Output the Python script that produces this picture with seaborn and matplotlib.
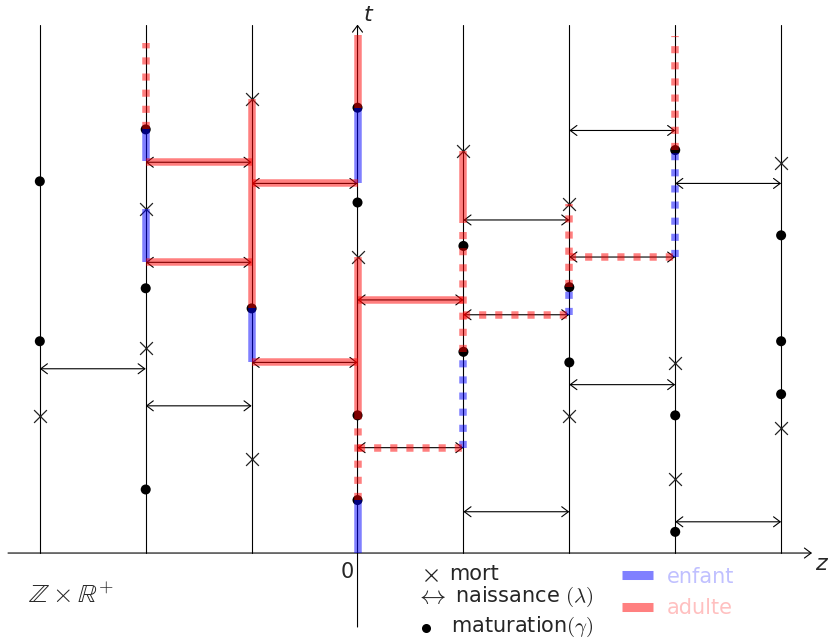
import matplotlib
matplotlib.use("Agg")
import matplotlib.pyplot as plt
import seaborn as sns
import pandas as pd

# columns of Z and time axis
columns = [-3, -2, -1, 0, 1, 2, 3, 4]
t_top = 4.99

# deaths (cross)
death_z = [-3, -2, -2, -1, -1, 0, 1, 2, 2, 3, 3, 4, 4]
death_t = [1.29, 3.245, 1.94, 4.29, 0.89, 2.80, 3.80, 3.295, 1.29, 1.795, 0.70, 3.685, 1.18]

# maturations (dots)
mat_z = [-3, -3, -2, -2, -2, -1, 0, 0, 0, 0, 1, 1, 2, 2, 3, 3, 3, 4, 4, 4]
mat_t = [3.51, 2.00, 4.00, 2.50, 0.60, 2.31, 4.205, 3.31, 1.30, 0.50,
         2.90, 1.90, 2.51, 1.80, 3.805, 1.30, 0.20, 3.00, 2.00, 1.50]

# births: arrow from column z to z+1 at time t
birth_z = [-3, -2, 1, 1, 2, 2, 3, 3, -2, -2, -1, -1, 0, 0, 1, 2]
birth_t = [1.74, 1.39, 3.145, 0.39, 3.99, 1.59, 3.49, 0.295,
           3.69, 2.745, 3.49, 1.80, 2.39, 0.995, 2.25, 2.795]
birth_kind = ["plain"] * 8 + ["solid"] * 5 + ["dashed"] * 3

# lineage segments on columns
adult_solid_z = [-1, 0, 0, 1]
adult_solid_t0 = [2.31, 4.205, 1.30, 3.125]
adult_solid_t1 = [4.29, 4.89, 2.80, 3.80]

child_solid_z = [-2, -2, -1, 0, 0]
child_solid_t0 = [3.70, 2.745, 1.80, 3.49, 0.0]
child_solid_t1 = [4.00, 3.245, 2.31, 4.205, 0.50]

adult_dashed_z = [-2, 0, 1, 2, 3]
adult_dashed_t0 = [4.00, 0.50, 1.90, 2.51, 3.805]
adult_dashed_t1 = [4.82, 1.30, 3.125, 3.295, 4.885]

child_dashed_z = [1, 2, 3]
child_dashed_t0 = [0.995, 2.25, 2.795]
child_dashed_t1 = [1.90, 2.51, 3.805]

sns.set_theme(style="white")
plt.rcParams["font.family"] = ["DejaVu Sans"]
plt.rcParams["mathtext.fontset"] = "cm"

fig = plt.figure(figsize=(8.31, 6.42), dpi=100)
ax = fig.add_axes([0, 0, 1, 1])


def px(x, y):
    return ((x - 357.5) / 105.9, (553 - y) / 105.9)


LW = 0.8
RED = (1, 0, 0, 0.5)
BLUE = (0, 0, 1, 0.5)
BAND = 5.4
DASH = (0, (0.95, 1.2))
HEAD = "->,head_length=0.4,head_width=0.3"
HEAD2 = "<->,head_length=0.4,head_width=0.3"

# columns
for z in columns:
    if z == 0:
        continue
    ax.plot([z, z], [0, t_top], color="black", lw=LW, zorder=1)

# axes
x0, _ = px(8, 0)
x1, _ = px(812, 0)
ax.annotate("", xy=(x1, 0), xytext=(x0, 0),
            arrowprops=dict(arrowstyle=HEAD, lw=LW, color="black",
                            shrinkA=0, shrinkB=0), zorder=1)
_, yb = px(0, 627)
ax.annotate("", xy=(0, t_top), xytext=(0, yb),
            arrowprops=dict(arrowstyle=HEAD, lw=LW, color="black",
                            shrinkA=0, shrinkB=0), zorder=1)

# birth arrows
for z, t in zip(birth_z, birth_t):
    ax.annotate("", xy=(z + 1, t), xytext=(z, t),
                arrowprops=dict(arrowstyle=HEAD2, lw=LW, color="black",
                                shrinkA=0, shrinkB=0), zorder=2)

# maturation dots and deaths
df_mat = pd.DataFrame({"z": mat_z, "t": mat_t})
df_death = pd.DataFrame({"z": death_z, "t": death_t})
sns.scatterplot(data=df_mat, x="z", y="t", ax=ax, color="black", s=52,
                marker="o", edgecolor="none", zorder=3, legend=False)
sns.scatterplot(data=df_death, x="z", y="t", ax=ax, color="#222222", s=85,
                marker="x", linewidth=0.9, zorder=3, legend=False)
ax.set_xlim(-3.376, 4.471)
ax.set_ylim(-0.840, 5.222)
ax.axis("off")

# lineage bands
for zs, t0s, t1s, col, ls in [
    (adult_solid_z, adult_solid_t0, adult_solid_t1, RED, "-"),
    (child_solid_z, child_solid_t0, child_solid_t1, BLUE, "-"),
    (adult_dashed_z, adult_dashed_t0, adult_dashed_t1, RED, DASH),
    (child_dashed_z, child_dashed_t0, child_dashed_t1, BLUE, DASH),
]:
    for z, a, b in zip(zs, t0s, t1s):
        ax.plot([z, z], [a, b], color=col, lw=BAND, ls=ls,
                solid_capstyle="butt", dash_capstyle="butt", zorder=4)

for z, t, k in zip(birth_z, birth_t, birth_kind):
    if k == "plain":
        continue
    ax.plot([z, z + 1], [t, t], color=RED, lw=BAND,
            ls="-" if k == "solid" else DASH,
            solid_capstyle="butt", dash_capstyle="butt", zorder=4)

# labels
ax.text(*px(364, 15), "t", fontsize=16, style="italic", ha="left", va="center")
ax.text(*px(815, 564), "z", fontsize=16, style="italic", ha="left", va="center")
ax.text(*px(347, 572), "0", fontsize=15, ha="center", va="center")
ax.text(*px(28, 596), r"$\mathbb{Z}\times\mathbb{R}^{+}$", fontsize=19,
        ha="left", va="center")

# legend
FS = 15
ax.plot(*px(431, 575), marker="x", ms=9, mew=0.9, color="#222222")
ax.text(*px(449, 574), "mort", fontsize=FS, ha="left", va="center")
ax.text(*px(431, 596), r"$\leftrightarrow$", fontsize=19, ha="center", va="center")
ax.text(*px(455, 597), r"naissance $(\lambda)$", fontsize=FS, ha="left", va="center")
ax.plot(*px(426, 628), marker="o", ms=6.5, color="black", mec="none")
ax.text(*px(451, 627), r"maturation$(\gamma)$", fontsize=FS, ha="left", va="center")

bx0, by0 = px(622, 575)
bx1, _ = px(653, 575)
ax.plot([bx0, bx1], [by0, by0], color="#8080ff", lw=6.5, solid_capstyle="butt")
ax.text(*px(667, 577), "enfant", fontsize=FS, color="#c0c0ff", ha="left", va="center")
_, ry = px(0, 607)
ax.plot([bx0, bx1], [ry, ry], color="#ff8080", lw=6.5, solid_capstyle="butt")
ax.text(*px(667, 608), "adulte", fontsize=FS, color="#ffc0c0", ha="left", va="center")

fig.savefig("out.png", dpi=100)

* * * * * * * * *

### Short problem
Set down the material exactly, every line of it, except for the pictures.

### Task response
Output the Python script that produces this picture with seaborn and matplotlib.
import matplotlib
matplotlib.use("Agg")
import matplotlib.pyplot as plt
import seaborn as sns
import pandas as pd

# columns of Z and time axis
columns = [-3, -2, -1, 0, 1, 2, 3, 4]
t_top = 4.99

# deaths (cross)
death_z = [-3, -2, -2, -1, -1, 0, 1, 2, 2, 3, 3, 4, 4]
death_t = [1.29, 3.245, 1.94, 4.29, 0.89, 2.80, 3.80, 3.295, 1.29, 1.795, 0.70, 3.685, 1.18]

# maturations (dots)
mat_z = [-3, -3, -2, -2, -2, -1, 0, 0, 0, 0, 1, 1, 2, 2, 3, 3, 3, 4, 4, 4]
mat_t = [3.51, 2.00, 4.00, 2.50, 0.60, 2.31, 4.205, 3.31, 1.30, 0.50,
         2.90, 1.90, 2.51, 1.80, 3.805, 1.30, 0.20, 3.00, 2.00, 1.50]

# births: arrow from column z to z+1 at time t
birth_z = [-3, -2, 1, 1, 2, 2, 3, 3, -2, -2, -1, -1, 0, 0, 1, 2]
birth_t = [1.74, 1.39, 3.145, 0.39, 3.99, 1.59, 3.49, 0.295,
           3.69, 2.745, 3.49, 1.80, 2.39, 0.995, 2.25, 2.795]
birth_kind = ["plain"] * 8 + ["solid"] * 5 + ["dashed"] * 3

# lineage segments on columns
adult_solid_z = [-1, 0, 0, 1]
adult_solid_t0 = [2.31, 4.205, 1.30, 3.125]
adult_solid_t1 = [4.29, 4.89, 2.80, 3.80]

child_solid_z = [-2, -2, -1, 0, 0]
child_solid_t0 = [3.70, 2.745, 1.80, 3.49, 0.0]
child_solid_t1 = [4.00, 3.245, 2.31, 4.205, 0.50]

adult_dashed_z = [-2, 0, 1, 2, 3]
adult_dashed_t0 = [4.00, 0.50, 1.90, 2.51, 3.805]
adult_dashed_t1 = [4.82, 1.30, 3.125, 3.295, 4.885]

child_dashed_z = [1, 2, 3]
child_dashed_t0 = [0.995, 2.25, 2.795]
child_dashed_t1 = [1.90, 2.51, 3.805]

sns.set_theme(style="white")
plt.rcParams["font.family"] = ["DejaVu Sans"]
plt.rcParams["mathtext.fontset"] = "cm"

fig = plt.figure(figsize=(8.31, 6.42), dpi=100)
ax = fig.add_axes([0, 0, 1, 1])


def px(x, y):
    return ((x - 357.5) / 105.9, (553 - y) / 105.9)


LW = 0.8
RED = (1, 0, 0, 0.5)
BLUE = (0, 0, 1, 0.5)
BAND = 5.4
DASH = (0, (0.95, 1.2))
HEAD = "->,head_length=0.4,head_width=0.3"
HEAD2 = "<->,head_length=0.4,head_width=0.3"

# columns
for z in columns:
    if z == 0:
        continue
    ax.plot([z, z], [0, t_top], color="black", lw=LW, zorder=1)

# axes
x0, _ = px(8, 0)
x1, _ = px(812, 0)
ax.annotate("", xy=(x1, 0), xytext=(x0, 0),
            arrowprops=dict(arrowstyle=HEAD, lw=LW, color="black",
                            shrinkA=0, shrinkB=0), zorder=1)
_, yb = px(0, 627)
ax.annotate("", xy=(0, t_top), xytext=(0, yb),
            arrowprops=dict(arrowstyle=HEAD, lw=LW, color="black",
                            shrinkA=0, shrinkB=0), zorder=1)

# birth arrows
for z, t in zip(birth_z, birth_t):
    ax.annotate("", xy=(z + 1, t), xytext=(z, t),
                arrowprops=dict(arrowstyle=HEAD2, lw=LW, color="black",
                                shrinkA=0, shrinkB=0), zorder=2)

# maturation dots and deaths
df_mat = pd.DataFrame({"z": mat_z, "t": mat_t})
df_death = pd.DataFrame({"z": death_z, "t": death_t})
sns.scatterplot(data=df_mat, x="z", y="t", ax=ax, color="black", s=52,
                marker="o", edgecolor="none", zorder=3, legend=False)
sns.scatterplot(data=df_death, x="z", y="t", ax=ax, color="#222222", s=85,
                marker="x", linewidth=0.9, zorder=3, legend=False)
ax.set_xlim(-3.376, 4.471)
ax.set_ylim(-0.840, 5.222)
ax.axis("off")

# lineage bands
for zs, t0s, t1s, col, ls in [
    (adult_solid_z, adult_solid_t0, adult_solid_t1, RED, "-"),
    (child_solid_z, child_solid_t0, child_solid_t1, BLUE, "-"),
    (adult_dashed_z, adult_dashed_t0, adult_dashed_t1, RED, DASH),
    (child_dashed_z, child_dashed_t0, child_dashed_t1, BLUE, DASH),
]:
    for z, a, b in zip(zs, t0s, t1s):
        ax.plot([z, z], [a, b], color=col, lw=BAND, ls=ls,
                solid_capstyle="butt", dash_capstyle="butt", zorder=4)

for z, t, k in zip(birth_z, birth_t, birth_kind):
    if k == "plain":
        continue
    ax.plot([z, z + 1], [t, t], color=RED, lw=BAND,
            ls="-" if k == "solid" else DASH,
            solid_capstyle="butt", dash_capstyle="butt", zorder=4)

# labels
ax.text(*px(364, 15), "t", fontsize=16, style="italic", ha="left", va="center")
ax.text(*px(815, 564), "z", fontsize=16, style="italic", ha="left", va="center")
ax.text(*px(347, 572), "0", fontsize=15, ha="center", va="center")
ax.text(*px(28, 596), r"$\mathbb{Z}\times\mathbb{R}^{+}$", fontsize=19,
        ha="left", va="center")

# legend
FS = 15
ax.plot(*px(431, 575), marker="x", ms=9, mew=0.9, color="#222222")
ax.text(*px(449, 574), "mort", fontsize=FS, ha="left", va="center")
ax.text(*px(431, 596), r"$\leftrightarrow$", fontsize=19, ha="center", va="center")
ax.text(*px(455, 597), r"naissance $(\lambda)$", fontsize=FS, ha="left", va="center")
ax.plot(*px(426, 628), marker="o", ms=6.5, color="black", mec="none")
ax.text(*px(451, 627), r"maturation$(\gamma)$", fontsize=FS, ha="left", va="center")

bx0, by0 = px(622, 575)
bx1, _ = px(653, 575)
ax.plot([bx0, bx1], [by0, by0], color="#8080ff", lw=6.5, solid_capstyle="butt")
ax.text(*px(667, 577), "enfant", fontsize=FS, color="#c0c0ff", ha="left", va="center")
_, ry = px(0, 607)
ax.plot([bx0, bx1], [ry, ry], color="#ff8080", lw=6.5, solid_capstyle="butt")
ax.text(*px(667, 608), "adulte", fontsize=FS, color="#ffc0c0", ha="left", va="center")

fig.savefig("out.png", dpi=100)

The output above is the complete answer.